PROBLEM REQUIREMENTS:
Transcribe everything in the data word for word. Pictures are left out.

AVAILABLE DATA:
------------------------

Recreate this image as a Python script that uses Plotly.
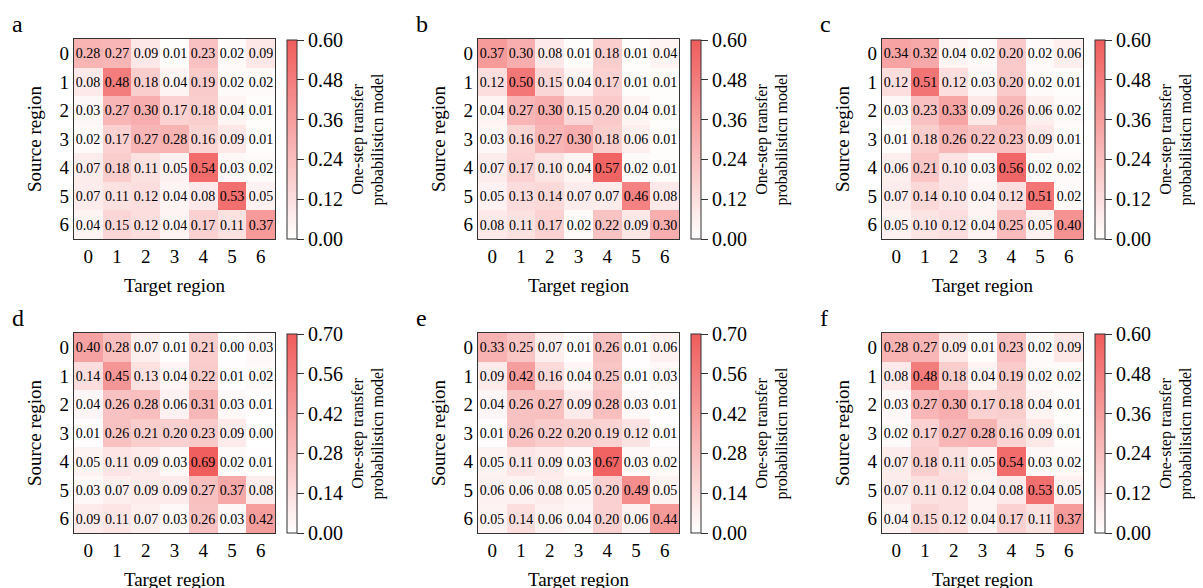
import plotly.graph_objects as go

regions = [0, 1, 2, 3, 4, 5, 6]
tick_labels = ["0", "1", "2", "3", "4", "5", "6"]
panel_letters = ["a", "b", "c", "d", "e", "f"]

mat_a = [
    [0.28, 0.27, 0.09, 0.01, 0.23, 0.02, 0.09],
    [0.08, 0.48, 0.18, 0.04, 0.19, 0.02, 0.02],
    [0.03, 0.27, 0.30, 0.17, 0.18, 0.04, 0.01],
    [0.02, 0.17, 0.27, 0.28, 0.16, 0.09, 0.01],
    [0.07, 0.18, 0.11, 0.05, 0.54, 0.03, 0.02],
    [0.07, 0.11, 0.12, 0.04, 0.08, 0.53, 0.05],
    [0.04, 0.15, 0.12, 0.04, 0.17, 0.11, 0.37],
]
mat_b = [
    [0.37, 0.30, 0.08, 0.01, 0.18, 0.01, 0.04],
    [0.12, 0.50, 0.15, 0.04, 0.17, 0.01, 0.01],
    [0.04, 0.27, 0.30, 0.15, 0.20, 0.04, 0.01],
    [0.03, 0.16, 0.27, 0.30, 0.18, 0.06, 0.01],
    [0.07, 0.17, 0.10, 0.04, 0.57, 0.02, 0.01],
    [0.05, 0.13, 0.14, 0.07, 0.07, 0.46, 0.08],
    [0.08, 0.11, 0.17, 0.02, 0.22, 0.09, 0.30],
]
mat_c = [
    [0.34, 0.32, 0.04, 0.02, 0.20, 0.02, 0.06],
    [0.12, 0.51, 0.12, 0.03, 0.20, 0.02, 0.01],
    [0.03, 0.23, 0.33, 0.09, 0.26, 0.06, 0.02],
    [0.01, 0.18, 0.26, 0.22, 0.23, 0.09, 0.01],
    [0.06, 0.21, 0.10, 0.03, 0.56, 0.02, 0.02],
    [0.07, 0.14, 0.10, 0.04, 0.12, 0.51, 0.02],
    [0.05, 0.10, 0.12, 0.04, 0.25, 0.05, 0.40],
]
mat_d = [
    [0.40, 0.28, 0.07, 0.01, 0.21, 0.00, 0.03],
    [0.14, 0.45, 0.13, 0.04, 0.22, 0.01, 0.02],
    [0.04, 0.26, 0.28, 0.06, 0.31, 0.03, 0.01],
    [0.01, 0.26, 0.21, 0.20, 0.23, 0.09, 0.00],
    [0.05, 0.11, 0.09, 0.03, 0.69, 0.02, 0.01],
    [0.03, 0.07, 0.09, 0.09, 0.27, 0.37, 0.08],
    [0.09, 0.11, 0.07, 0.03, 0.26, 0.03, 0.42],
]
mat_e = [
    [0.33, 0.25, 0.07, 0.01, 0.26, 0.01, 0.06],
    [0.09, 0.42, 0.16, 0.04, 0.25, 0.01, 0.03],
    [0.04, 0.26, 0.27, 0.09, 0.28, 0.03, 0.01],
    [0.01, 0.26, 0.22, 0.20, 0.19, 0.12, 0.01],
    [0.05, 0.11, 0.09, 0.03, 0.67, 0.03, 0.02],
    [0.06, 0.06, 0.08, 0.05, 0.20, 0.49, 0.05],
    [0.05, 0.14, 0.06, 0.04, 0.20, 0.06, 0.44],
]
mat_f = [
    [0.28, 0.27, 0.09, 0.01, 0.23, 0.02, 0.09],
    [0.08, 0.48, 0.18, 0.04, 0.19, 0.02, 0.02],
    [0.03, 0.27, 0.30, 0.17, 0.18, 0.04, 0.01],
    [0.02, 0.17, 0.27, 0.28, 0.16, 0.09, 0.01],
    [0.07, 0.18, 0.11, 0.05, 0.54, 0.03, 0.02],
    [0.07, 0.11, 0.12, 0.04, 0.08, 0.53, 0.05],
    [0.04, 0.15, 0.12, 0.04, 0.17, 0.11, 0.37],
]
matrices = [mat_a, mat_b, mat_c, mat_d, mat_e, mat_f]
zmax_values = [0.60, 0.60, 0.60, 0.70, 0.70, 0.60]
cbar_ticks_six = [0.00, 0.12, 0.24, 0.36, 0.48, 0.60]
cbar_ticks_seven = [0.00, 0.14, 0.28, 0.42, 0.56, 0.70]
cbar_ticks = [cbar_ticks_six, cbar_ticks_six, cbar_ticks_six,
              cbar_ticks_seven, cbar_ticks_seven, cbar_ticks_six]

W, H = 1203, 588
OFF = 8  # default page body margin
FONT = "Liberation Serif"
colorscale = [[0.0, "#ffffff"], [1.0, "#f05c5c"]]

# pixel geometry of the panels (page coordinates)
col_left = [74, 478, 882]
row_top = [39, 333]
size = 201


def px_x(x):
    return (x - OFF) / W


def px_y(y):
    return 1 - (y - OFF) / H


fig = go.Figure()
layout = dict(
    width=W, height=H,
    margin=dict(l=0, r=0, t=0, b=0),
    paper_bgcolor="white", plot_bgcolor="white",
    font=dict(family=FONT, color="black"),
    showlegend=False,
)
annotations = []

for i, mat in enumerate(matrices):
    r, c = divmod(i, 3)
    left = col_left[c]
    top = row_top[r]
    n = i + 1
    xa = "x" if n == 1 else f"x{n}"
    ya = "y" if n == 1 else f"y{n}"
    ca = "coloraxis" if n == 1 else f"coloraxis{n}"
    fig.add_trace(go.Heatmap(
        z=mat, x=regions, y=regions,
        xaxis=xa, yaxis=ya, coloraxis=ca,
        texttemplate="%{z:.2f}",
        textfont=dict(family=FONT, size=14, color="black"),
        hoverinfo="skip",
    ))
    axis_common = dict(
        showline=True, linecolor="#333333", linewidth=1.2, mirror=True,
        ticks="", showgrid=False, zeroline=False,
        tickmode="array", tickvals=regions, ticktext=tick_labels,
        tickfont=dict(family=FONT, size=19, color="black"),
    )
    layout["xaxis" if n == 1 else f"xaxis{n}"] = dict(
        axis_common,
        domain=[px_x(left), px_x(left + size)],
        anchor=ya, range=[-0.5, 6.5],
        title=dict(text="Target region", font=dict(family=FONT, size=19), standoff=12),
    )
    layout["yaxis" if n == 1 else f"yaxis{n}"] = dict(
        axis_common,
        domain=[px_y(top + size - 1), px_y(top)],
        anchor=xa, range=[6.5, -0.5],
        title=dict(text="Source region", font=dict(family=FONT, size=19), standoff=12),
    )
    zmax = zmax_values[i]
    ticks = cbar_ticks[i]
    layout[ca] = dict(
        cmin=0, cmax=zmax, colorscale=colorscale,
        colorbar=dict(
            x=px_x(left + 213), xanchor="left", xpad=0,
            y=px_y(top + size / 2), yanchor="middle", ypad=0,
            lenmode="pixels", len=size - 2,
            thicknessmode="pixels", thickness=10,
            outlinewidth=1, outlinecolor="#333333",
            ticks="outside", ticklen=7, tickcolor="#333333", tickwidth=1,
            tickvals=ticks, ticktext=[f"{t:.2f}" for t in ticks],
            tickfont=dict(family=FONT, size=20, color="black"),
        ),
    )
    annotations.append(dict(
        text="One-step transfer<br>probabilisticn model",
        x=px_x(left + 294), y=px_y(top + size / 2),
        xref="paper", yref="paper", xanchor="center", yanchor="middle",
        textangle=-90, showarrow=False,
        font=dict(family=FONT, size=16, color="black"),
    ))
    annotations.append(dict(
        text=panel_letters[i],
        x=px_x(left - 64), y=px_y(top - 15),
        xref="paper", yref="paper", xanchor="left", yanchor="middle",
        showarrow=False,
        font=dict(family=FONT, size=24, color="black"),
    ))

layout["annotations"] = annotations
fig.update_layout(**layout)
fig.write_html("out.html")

------------------------

ANSWER TO THIS EXERCISE:
Recreate this image as a Python script that uses Plotly.
import plotly.graph_objects as go

regions = [0, 1, 2, 3, 4, 5, 6]
tick_labels = ["0", "1", "2", "3", "4", "5", "6"]
panel_letters = ["a", "b", "c", "d", "e", "f"]

mat_a = [
    [0.28, 0.27, 0.09, 0.01, 0.23, 0.02, 0.09],
    [0.08, 0.48, 0.18, 0.04, 0.19, 0.02, 0.02],
    [0.03, 0.27, 0.30, 0.17, 0.18, 0.04, 0.01],
    [0.02, 0.17, 0.27, 0.28, 0.16, 0.09, 0.01],
    [0.07, 0.18, 0.11, 0.05, 0.54, 0.03, 0.02],
    [0.07, 0.11, 0.12, 0.04, 0.08, 0.53, 0.05],
    [0.04, 0.15, 0.12, 0.04, 0.17, 0.11, 0.37],
]
mat_b = [
    [0.37, 0.30, 0.08, 0.01, 0.18, 0.01, 0.04],
    [0.12, 0.50, 0.15, 0.04, 0.17, 0.01, 0.01],
    [0.04, 0.27, 0.30, 0.15, 0.20, 0.04, 0.01],
    [0.03, 0.16, 0.27, 0.30, 0.18, 0.06, 0.01],
    [0.07, 0.17, 0.10, 0.04, 0.57, 0.02, 0.01],
    [0.05, 0.13, 0.14, 0.07, 0.07, 0.46, 0.08],
    [0.08, 0.11, 0.17, 0.02, 0.22, 0.09, 0.30],
]
mat_c = [
    [0.34, 0.32, 0.04, 0.02, 0.20, 0.02, 0.06],
    [0.12, 0.51, 0.12, 0.03, 0.20, 0.02, 0.01],
    [0.03, 0.23, 0.33, 0.09, 0.26, 0.06, 0.02],
    [0.01, 0.18, 0.26, 0.22, 0.23, 0.09, 0.01],
    [0.06, 0.21, 0.10, 0.03, 0.56, 0.02, 0.02],
    [0.07, 0.14, 0.10, 0.04, 0.12, 0.51, 0.02],
    [0.05, 0.10, 0.12, 0.04, 0.25, 0.05, 0.40],
]
mat_d = [
    [0.40, 0.28, 0.07, 0.01, 0.21, 0.00, 0.03],
    [0.14, 0.45, 0.13, 0.04, 0.22, 0.01, 0.02],
    [0.04, 0.26, 0.28, 0.06, 0.31, 0.03, 0.01],
    [0.01, 0.26, 0.21, 0.20, 0.23, 0.09, 0.00],
    [0.05, 0.11, 0.09, 0.03, 0.69, 0.02, 0.01],
    [0.03, 0.07, 0.09, 0.09, 0.27, 0.37, 0.08],
    [0.09, 0.11, 0.07, 0.03, 0.26, 0.03, 0.42],
]
mat_e = [
    [0.33, 0.25, 0.07, 0.01, 0.26, 0.01, 0.06],
    [0.09, 0.42, 0.16, 0.04, 0.25, 0.01, 0.03],
    [0.04, 0.26, 0.27, 0.09, 0.28, 0.03, 0.01],
    [0.01, 0.26, 0.22, 0.20, 0.19, 0.12, 0.01],
    [0.05, 0.11, 0.09, 0.03, 0.67, 0.03, 0.02],
    [0.06, 0.06, 0.08, 0.05, 0.20, 0.49, 0.05],
    [0.05, 0.14, 0.06, 0.04, 0.20, 0.06, 0.44],
]
mat_f = [
    [0.28, 0.27, 0.09, 0.01, 0.23, 0.02, 0.09],
    [0.08, 0.48, 0.18, 0.04, 0.19, 0.02, 0.02],
    [0.03, 0.27, 0.30, 0.17, 0.18, 0.04, 0.01],
    [0.02, 0.17, 0.27, 0.28, 0.16, 0.09, 0.01],
    [0.07, 0.18, 0.11, 0.05, 0.54, 0.03, 0.02],
    [0.07, 0.11, 0.12, 0.04, 0.08, 0.53, 0.05],
    [0.04, 0.15, 0.12, 0.04, 0.17, 0.11, 0.37],
]
matrices = [mat_a, mat_b, mat_c, mat_d, mat_e, mat_f]
zmax_values = [0.60, 0.60, 0.60, 0.70, 0.70, 0.60]
cbar_ticks_six = [0.00, 0.12, 0.24, 0.36, 0.48, 0.60]
cbar_ticks_seven = [0.00, 0.14, 0.28, 0.42, 0.56, 0.70]
cbar_ticks = [cbar_ticks_six, cbar_ticks_six, cbar_ticks_six,
              cbar_ticks_seven, cbar_ticks_seven, cbar_ticks_six]

W, H = 1203, 588
OFF = 8  # default page body margin
FONT = "Liberation Serif"
colorscale = [[0.0, "#ffffff"], [1.0, "#f05c5c"]]

# pixel geometry of the panels (page coordinates)
col_left = [74, 478, 882]
row_top = [39, 333]
size = 201


def px_x(x):
    return (x - OFF) / W


def px_y(y):
    return 1 - (y - OFF) / H


fig = go.Figure()
layout = dict(
    width=W, height=H,
    margin=dict(l=0, r=0, t=0, b=0),
    paper_bgcolor="white", plot_bgcolor="white",
    font=dict(family=FONT, color="black"),
    showlegend=False,
)
annotations = []

for i, mat in enumerate(matrices):
    r, c = divmod(i, 3)
    left = col_left[c]
    top = row_top[r]
    n = i + 1
    xa = "x" if n == 1 else f"x{n}"
    ya = "y" if n == 1 else f"y{n}"
    ca = "coloraxis" if n == 1 else f"coloraxis{n}"
    fig.add_trace(go.Heatmap(
        z=mat, x=regions, y=regions,
        xaxis=xa, yaxis=ya, coloraxis=ca,
        texttemplate="%{z:.2f}",
        textfont=dict(family=FONT, size=14, color="black"),
        hoverinfo="skip",
    ))
    axis_common = dict(
        showline=True, linecolor="#333333", linewidth=1.2, mirror=True,
        ticks="", showgrid=False, zeroline=False,
        tickmode="array", tickvals=regions, ticktext=tick_labels,
        tickfont=dict(family=FONT, size=19, color="black"),
    )
    layout["xaxis" if n == 1 else f"xaxis{n}"] = dict(
        axis_common,
        domain=[px_x(left), px_x(left + size)],
        anchor=ya, range=[-0.5, 6.5],
        title=dict(text="Target region", font=dict(family=FONT, size=19), standoff=12),
    )
    layout["yaxis" if n == 1 else f"yaxis{n}"] = dict(
        axis_common,
        domain=[px_y(top + size - 1), px_y(top)],
        anchor=xa, range=[6.5, -0.5],
        title=dict(text="Source region", font=dict(family=FONT, size=19), standoff=12),
    )
    zmax = zmax_values[i]
    ticks = cbar_ticks[i]
    layout[ca] = dict(
        cmin=0, cmax=zmax, colorscale=colorscale,
        colorbar=dict(
            x=px_x(left + 213), xanchor="left", xpad=0,
            y=px_y(top + size / 2), yanchor="middle", ypad=0,
            lenmode="pixels", len=size - 2,
            thicknessmode="pixels", thickness=10,
            outlinewidth=1, outlinecolor="#333333",
            ticks="outside", ticklen=7, tickcolor="#333333", tickwidth=1,
            tickvals=ticks, ticktext=[f"{t:.2f}" for t in ticks],
            tickfont=dict(family=FONT, size=20, color="black"),
        ),
    )
    annotations.append(dict(
        text="One-step transfer<br>probabilisticn model",
        x=px_x(left + 294), y=px_y(top + size / 2),
        xref="paper", yref="paper", xanchor="center", yanchor="middle",
        textangle=-90, showarrow=False,
        font=dict(family=FONT, size=16, color="black"),
    ))
    annotations.append(dict(
        text=panel_letters[i],
        x=px_x(left - 64), y=px_y(top - 15),
        xref="paper", yref="paper", xanchor="left", yanchor="middle",
        showarrow=False,
        font=dict(family=FONT, size=24, color="black"),
    ))

layout["annotations"] = annotations
fig.update_layout(**layout)
fig.write_html("out.html")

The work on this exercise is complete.